You can see the output after these code changes in Figure 1. The code itself is clear—we have used the functions we just understood, above.

Figure 1: Server running

Figure 1: Server running

A little exercise

Now put this code in the proper section of the server program, to make it do something more interesting than what we did earlier:

if(read(cfd, &ch, 1)<0) perror("read");
while( ch != EOF) {
        if((ch>='a' && ch<='z') || (ch>='A' && ch<='Z'))
        ch^=0x20;    /* EXORing 6th bit will result in change in case */
        if(write(cfd, &ch, 1)<0) perror("write");
        if(read(cfd, &ch, 1)<0) perror("read");
}

Yes, you’ve got it right: add it after the call to accept(). Now, if you’re as sleepy as I am right now, then just telnet to the server — or go on and write a client; great, that’s the spirit.

Well, before closing, let’s look at the output of a telnet session. Run telnet ::1 1205 in your shell, and start typing.
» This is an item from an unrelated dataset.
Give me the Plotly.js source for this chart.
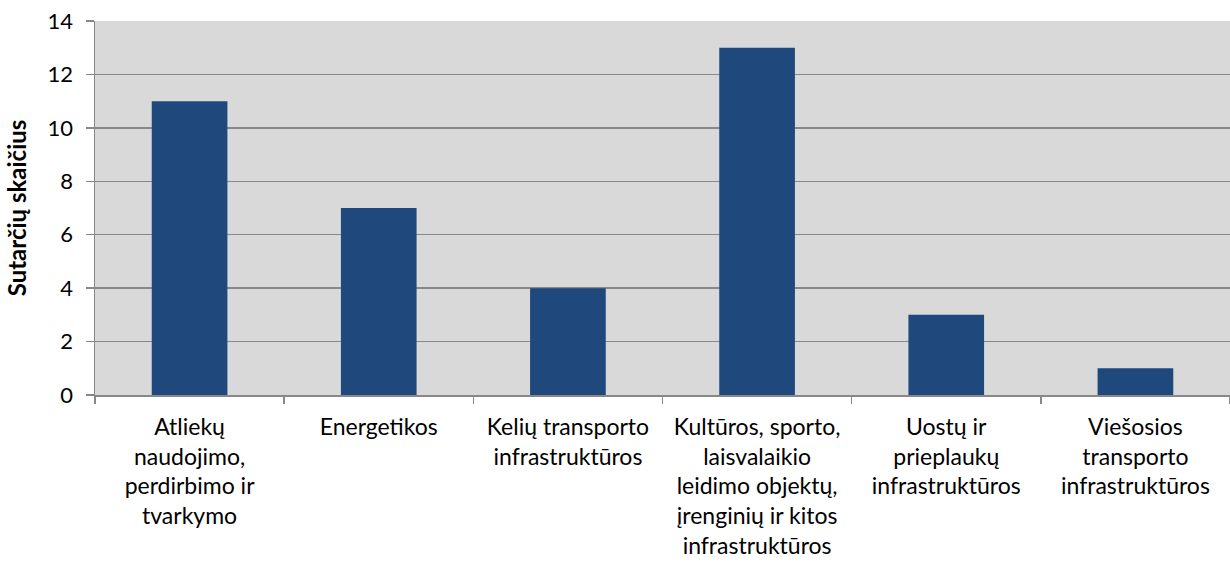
<!DOCTYPE html>
<html><head><meta charset="utf-8">
<script src="https://cdn.plot.ly/plotly-3.0.1.min.js"></script>
<style>html,body{margin:0;padding:0;background:#fff}</style>
</head><body>
<div id="chart" style="width:1230px;height:567px"></div>
<script>
const categories = [
  "Atliekų<br>naudojimo,<br>perdirbimo ir<br>tvarkymo",
  "Energetikos",
  "Kelių transporto<br>infrastruktūros",
  "Kultūros, sporto,<br>laisvalaikio<br>leidimo objektų,<br>įrenginių ir kitos<br>infrastruktūros",
  "Uostų ir<br>prieplaukų<br>infrastruktūros",
  "Viešosios<br>transporto<br>infrastruktūros"
];
const values = [11, 7, 4, 13, 3, 1];
const yTitle = "Sutarčių skaičius";

const font = "Lato, 'Open Sans', sans-serif";
Plotly.newPlot("chart", [{
  type: "bar",
  x: categories,
  y: values,
  marker: {color: "#1F497D", line: {width: 0}},
  width: 0.4,
  hoverinfo: "none"
}], {
  width: 1230, height: 567,
  margin: {l: 95, r: 0, t: 21, b: 172},
  paper_bgcolor: "#ffffff",
  plot_bgcolor: "#D9D9D9",
  font: {family: font, size: 23, color: "#000"},
  showlegend: false,
  xaxis: {
    type: "category",
    tickson: "boundaries",
    ticks: "outside", ticklen: 7, tickcolor: "#888", tickwidth: 1.5,
    showline: true, linecolor: "#888", linewidth: 2,
    showgrid: false,
    tickfont: {family: font, size: 23},
    ticklabelstandoff: 10,
    automargin: false
  },
  yaxis: {
    range: [0, 14], dtick: 2,
    ticks: "outside", ticklen: 8, tickcolor: "#888", tickwidth: 1.5,
    showline: true, linecolor: "#888", linewidth: 1.5,
    showgrid: true, gridcolor: "#888", gridwidth: 1.5,
    zeroline: false,
    tickfont: {family: font, size: 22},
    ticklabelstandoff: 8,
    title: {text: "<b>" + yTitle + "</b>", font: {family: font, size: 24}, standoff: 14},
    automargin: false
  }
}, {displayModeBar: false, staticPlot: true});
</script>
</body></html>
See Figure 2 for a sample output.

Figure 2: Telnetting

Figure 2: Telnetting

On hitting Ctrl+D, the server will close the connection, and wait for a new one. And for those lazy fellas who didn’t want to write their own client’s :P, you just needed to put this into your client, instead of only write() and read() calls, for the result shown in Figure 3:

while(1) {
      ch=getchar();
      if(write(cfd, &ch, 1)<0) perror("write");
      if(read(cfd, &ch, 1)<0) perror("read");
      printf("%c", ch);
}

Figure 3: Client running

Figure 3: Client running

Compile and run your client.

To close, use Ctrl+D to send EOF to the server, and the server will close the connection to the client, instead of shutting the server down using Ctrl-C. Or you can also close the connection from the client; we’ll handle this problem later, using signal handlers. Now, I think I should try to get some rest. Good night, and FOSS ROCKS!